### SUPPLIED DATA:
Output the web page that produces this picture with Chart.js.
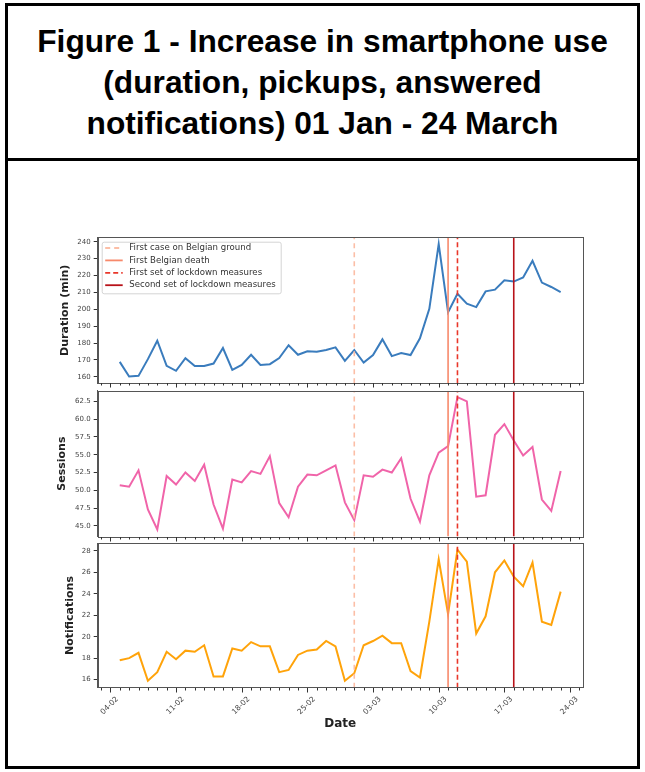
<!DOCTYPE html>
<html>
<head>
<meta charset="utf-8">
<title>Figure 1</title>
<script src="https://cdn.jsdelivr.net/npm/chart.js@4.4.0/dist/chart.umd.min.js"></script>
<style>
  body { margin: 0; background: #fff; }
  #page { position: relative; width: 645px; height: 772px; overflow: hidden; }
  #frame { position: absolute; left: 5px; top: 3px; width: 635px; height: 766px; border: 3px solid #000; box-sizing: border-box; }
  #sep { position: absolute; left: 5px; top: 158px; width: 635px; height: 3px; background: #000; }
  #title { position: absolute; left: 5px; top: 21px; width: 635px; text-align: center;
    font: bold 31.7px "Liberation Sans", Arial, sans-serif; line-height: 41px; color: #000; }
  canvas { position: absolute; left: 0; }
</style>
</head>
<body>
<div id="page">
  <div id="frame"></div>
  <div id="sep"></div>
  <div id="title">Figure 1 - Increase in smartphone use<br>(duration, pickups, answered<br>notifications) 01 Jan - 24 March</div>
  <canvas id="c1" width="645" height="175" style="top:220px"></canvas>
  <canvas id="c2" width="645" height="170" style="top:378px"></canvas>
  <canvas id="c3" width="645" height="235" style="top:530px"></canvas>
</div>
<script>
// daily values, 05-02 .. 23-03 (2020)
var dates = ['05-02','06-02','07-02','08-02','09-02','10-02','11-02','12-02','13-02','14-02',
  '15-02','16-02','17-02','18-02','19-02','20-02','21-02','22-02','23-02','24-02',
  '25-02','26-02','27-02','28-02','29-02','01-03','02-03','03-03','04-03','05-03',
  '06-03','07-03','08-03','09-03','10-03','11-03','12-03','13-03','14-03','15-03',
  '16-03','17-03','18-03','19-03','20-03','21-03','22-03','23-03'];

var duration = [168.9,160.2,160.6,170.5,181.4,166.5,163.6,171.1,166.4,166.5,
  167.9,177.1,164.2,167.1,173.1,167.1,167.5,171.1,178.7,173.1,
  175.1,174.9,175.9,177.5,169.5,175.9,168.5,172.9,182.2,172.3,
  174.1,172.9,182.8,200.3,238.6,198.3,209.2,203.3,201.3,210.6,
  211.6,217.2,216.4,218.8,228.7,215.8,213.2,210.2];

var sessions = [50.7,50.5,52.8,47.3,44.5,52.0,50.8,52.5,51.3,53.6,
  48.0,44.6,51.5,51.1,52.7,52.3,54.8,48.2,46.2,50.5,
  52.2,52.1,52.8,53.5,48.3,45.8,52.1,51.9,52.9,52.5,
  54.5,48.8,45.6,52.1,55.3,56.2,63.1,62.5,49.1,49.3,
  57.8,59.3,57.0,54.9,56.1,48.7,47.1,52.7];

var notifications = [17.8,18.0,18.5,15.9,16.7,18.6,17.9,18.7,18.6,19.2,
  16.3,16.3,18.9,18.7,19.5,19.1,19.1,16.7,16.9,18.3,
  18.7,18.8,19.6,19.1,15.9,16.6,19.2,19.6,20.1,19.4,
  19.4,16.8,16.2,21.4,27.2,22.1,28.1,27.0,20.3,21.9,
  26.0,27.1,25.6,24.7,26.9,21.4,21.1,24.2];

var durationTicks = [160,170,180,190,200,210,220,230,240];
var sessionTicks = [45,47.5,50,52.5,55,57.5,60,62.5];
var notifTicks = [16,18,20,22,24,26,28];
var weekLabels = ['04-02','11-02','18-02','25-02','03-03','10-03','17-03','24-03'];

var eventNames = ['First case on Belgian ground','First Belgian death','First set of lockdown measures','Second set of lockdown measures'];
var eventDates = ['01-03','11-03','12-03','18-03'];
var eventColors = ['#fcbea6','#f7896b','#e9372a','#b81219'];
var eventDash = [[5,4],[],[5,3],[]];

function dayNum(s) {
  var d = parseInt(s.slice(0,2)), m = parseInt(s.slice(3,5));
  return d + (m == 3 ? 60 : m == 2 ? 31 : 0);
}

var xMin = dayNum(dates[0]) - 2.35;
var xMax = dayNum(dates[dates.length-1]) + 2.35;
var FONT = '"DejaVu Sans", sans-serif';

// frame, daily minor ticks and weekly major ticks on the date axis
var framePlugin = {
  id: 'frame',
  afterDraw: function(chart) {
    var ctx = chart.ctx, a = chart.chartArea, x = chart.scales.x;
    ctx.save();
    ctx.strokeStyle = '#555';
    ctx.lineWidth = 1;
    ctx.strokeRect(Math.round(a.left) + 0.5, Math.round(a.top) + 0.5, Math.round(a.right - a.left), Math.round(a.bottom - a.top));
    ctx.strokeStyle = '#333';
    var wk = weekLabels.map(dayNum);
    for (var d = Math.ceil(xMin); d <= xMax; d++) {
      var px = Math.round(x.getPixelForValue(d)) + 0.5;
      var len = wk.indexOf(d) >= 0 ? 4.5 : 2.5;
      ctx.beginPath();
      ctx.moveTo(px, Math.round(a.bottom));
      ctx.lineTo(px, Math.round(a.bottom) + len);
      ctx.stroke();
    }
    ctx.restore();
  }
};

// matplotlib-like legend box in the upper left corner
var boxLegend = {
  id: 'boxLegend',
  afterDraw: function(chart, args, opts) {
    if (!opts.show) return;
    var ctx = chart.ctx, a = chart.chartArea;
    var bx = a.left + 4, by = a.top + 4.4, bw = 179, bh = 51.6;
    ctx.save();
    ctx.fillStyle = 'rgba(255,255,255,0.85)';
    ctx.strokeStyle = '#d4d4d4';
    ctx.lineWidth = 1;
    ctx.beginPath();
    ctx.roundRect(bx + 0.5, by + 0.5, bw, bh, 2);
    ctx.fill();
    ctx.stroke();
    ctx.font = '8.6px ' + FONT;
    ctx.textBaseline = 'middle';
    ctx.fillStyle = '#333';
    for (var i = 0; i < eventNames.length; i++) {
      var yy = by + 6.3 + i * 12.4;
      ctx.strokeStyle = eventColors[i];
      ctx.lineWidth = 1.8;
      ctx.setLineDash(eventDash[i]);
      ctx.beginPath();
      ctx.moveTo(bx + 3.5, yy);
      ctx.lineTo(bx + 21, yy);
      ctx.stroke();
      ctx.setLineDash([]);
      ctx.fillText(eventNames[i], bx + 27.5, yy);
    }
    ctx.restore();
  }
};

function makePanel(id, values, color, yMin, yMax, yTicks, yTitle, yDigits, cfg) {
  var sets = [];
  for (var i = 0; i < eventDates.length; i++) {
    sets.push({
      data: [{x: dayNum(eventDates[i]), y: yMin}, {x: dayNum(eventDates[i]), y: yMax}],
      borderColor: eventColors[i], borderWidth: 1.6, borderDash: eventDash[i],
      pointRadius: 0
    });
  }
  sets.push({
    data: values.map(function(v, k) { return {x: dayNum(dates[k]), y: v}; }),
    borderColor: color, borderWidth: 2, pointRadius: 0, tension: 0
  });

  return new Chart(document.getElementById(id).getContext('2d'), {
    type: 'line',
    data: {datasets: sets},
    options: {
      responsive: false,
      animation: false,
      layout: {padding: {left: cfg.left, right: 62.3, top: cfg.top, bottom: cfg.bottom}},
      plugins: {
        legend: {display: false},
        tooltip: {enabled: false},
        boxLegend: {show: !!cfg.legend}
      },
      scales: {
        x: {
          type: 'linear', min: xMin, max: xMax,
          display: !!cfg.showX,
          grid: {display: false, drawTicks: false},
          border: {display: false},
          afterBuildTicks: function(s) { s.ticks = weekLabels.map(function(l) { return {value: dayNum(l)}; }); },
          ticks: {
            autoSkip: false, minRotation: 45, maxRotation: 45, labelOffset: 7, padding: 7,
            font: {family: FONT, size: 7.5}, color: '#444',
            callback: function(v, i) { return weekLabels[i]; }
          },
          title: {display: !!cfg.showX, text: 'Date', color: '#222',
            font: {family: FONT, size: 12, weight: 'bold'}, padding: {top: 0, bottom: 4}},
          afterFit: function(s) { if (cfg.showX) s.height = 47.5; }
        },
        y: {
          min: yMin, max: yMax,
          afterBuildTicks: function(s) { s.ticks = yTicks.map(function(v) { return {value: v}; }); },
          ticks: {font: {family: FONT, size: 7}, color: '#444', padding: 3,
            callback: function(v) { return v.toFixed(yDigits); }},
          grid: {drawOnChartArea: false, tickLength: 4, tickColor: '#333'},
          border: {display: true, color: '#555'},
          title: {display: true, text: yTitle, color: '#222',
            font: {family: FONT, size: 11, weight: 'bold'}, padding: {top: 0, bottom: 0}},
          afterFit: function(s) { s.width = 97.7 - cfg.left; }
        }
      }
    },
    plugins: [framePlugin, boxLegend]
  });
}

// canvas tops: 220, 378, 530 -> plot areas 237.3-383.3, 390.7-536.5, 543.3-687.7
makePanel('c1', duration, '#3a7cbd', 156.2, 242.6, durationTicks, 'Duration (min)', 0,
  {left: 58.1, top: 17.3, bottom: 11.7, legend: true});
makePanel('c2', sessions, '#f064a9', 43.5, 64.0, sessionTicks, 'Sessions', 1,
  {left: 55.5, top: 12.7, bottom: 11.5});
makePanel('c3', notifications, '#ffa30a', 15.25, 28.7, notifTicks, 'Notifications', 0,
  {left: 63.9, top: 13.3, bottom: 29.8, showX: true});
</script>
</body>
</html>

### PROMPT:
Copy out every line of the listing that contains the string "page".

### TASK RESPONSE:
Output the web page that produces this picture with Chart.js.
  #page { position: relative; width: 645px; height: 772px; overflow: hidden; }
<div id="page">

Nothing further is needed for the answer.